In practice, we consider that distributed measurement systems generate large quantities of online and streaming datasets that need to be processed in real-time for decision support and/or control purposes. In many situations the resulting data cannot be used directly by intelligent algorithms and suitable data preprocessing pipelines need to be defined and implemented. Furthermore, the heterogeneous reporting rates, embedded measurement models and spatial scales at which the measurements are collected need to be aligned in a robust manner for many tasks. In particular, for (Industrial) Internet of Things systems the dynamic trade-off between high spatial and time resolution measurements and data quality from large numbers of low-cost distributed sensors has to be accounted for, in conjunction with the application (metrological) requirements. These inherent compromises can be mitigated, albeit to a limited extent, through advanced data processing methods that lead to an improved reconstruction of the original signal.

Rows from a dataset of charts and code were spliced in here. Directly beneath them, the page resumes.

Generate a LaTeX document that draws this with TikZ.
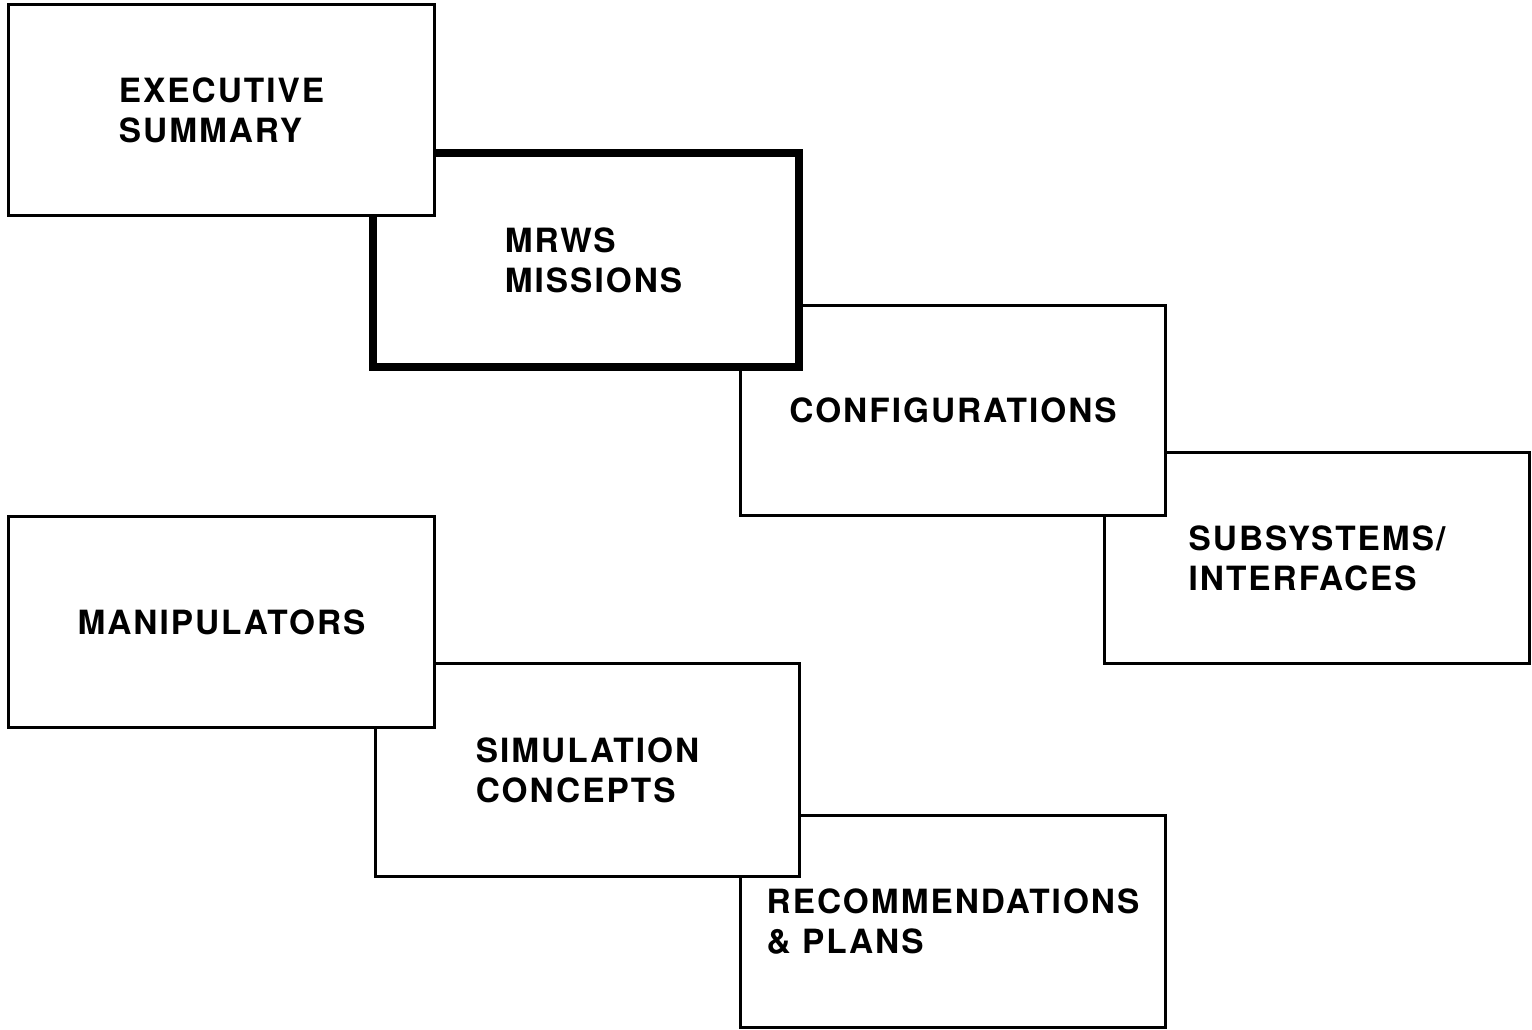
\documentclass[tikz,border=0pt]{standalone}
\usepackage{fontspec}
\setmainfont{TeX Gyre Heros}[LetterSpace=6]
\usepackage{tikz}
\usetikzlibrary{positioning}

\tikzset{
  chapter/.style={draw, fill=white, line width=1.7pt, inner sep=0pt,
    minimum width=8.52cm, minimum height=4.22cm, align=left,
    font=\bfseries\fontsize{19}{22.8}\selectfont},
  keychapter/.style={chapter, line width=4.5pt}
}

\begin{document}
\begin{tikzpicture}[x=0.02cm, y=-0.02cm]
        % Page frame
        \useasboundingbox (0,0) rectangle (1532,1030);
        % Upper chain (drawn back to front)
        \node[chapter, minimum height=4.24cm] (subsys) at (1317,558) {SUBSYSTEMS/\\INTERFACES};
        \node[chapter] (config) at (953,410.5) {CONFIGURATIONS};
        \node[keychapter, minimum height=4.28cm] (mrws) at (586,260) {\hspace*{0.3cm}MRWS\\\hspace*{0.3cm}MISSIONS};
        \node[chapter, minimum width=8.54cm] (exec) at (221.5,110) {EXECUTIVE\\SUMMARY};
        % Lower chain (drawn back to front)
        \node[chapter, minimum height=4.26cm] (recomm) at (953,921.5) {RECOMMENDATIONS\\\& PLANS};
        \node[chapter, minimum width=8.5cm, minimum height=4.28cm] (sim) at (587.5,770) {SIMULATION\\CONCEPTS};
        \node[chapter, minimum width=8.54cm] (manip) at (221.5,622) {MANIPULATORS};
\end{tikzpicture}
\end{document}
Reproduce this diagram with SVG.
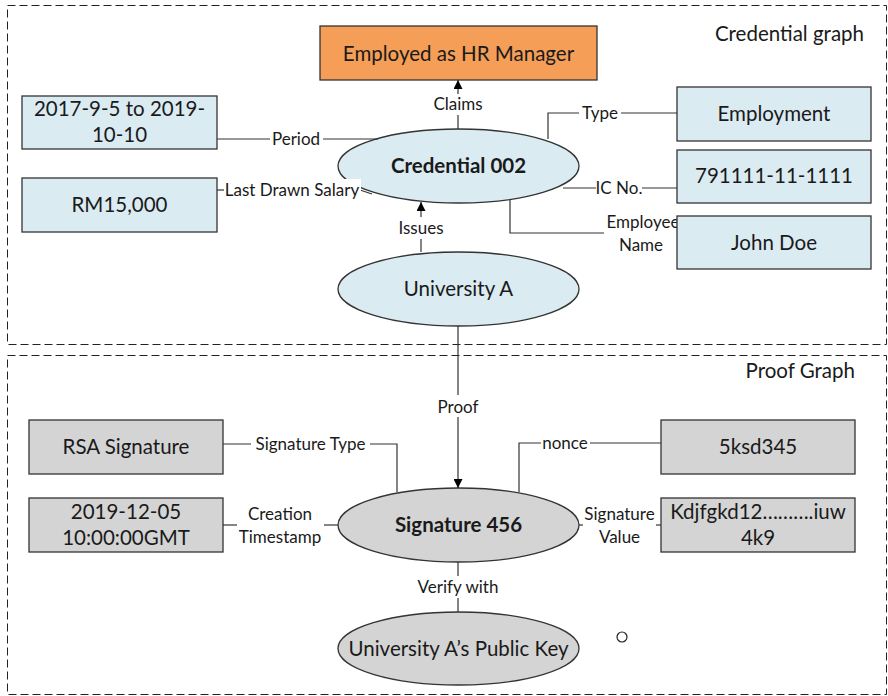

The focus of the talk is thus how to best exploit increasingly available and quality data sources within a rigorous and robust instrumentation and measurement context while leveraging cross-domain interactions with the computing and control technical communities?
The talk will also introduce well-established programming and scientific computing libraries and frameworks that can be used to extract information and lead to accurate characterization of the underlying dynamic processes, with replicable and computationally efficient results. Relevant case studies will focus on smart meter data in real-world scenarios, where effective labelling and classification of microscale features can lead to improved energy management and an environmentally friendly and resilient electrical grid of the future. We focus on methods and techniques to first detect and label such features as anomalies in a data processing and learning pipeline. Subsequently, the labeled datasets are used in a forecasting framework as an early-warning system for potential imbalances in the local energy network. One key novelty is the combination of extracted features using time series data mining methods, such as the matrix profile, with state-of-the-art machine learning algorithms, including deep learning to optimize classification metrics in real time, across various model/algorithm structures and hyper-parametrization options.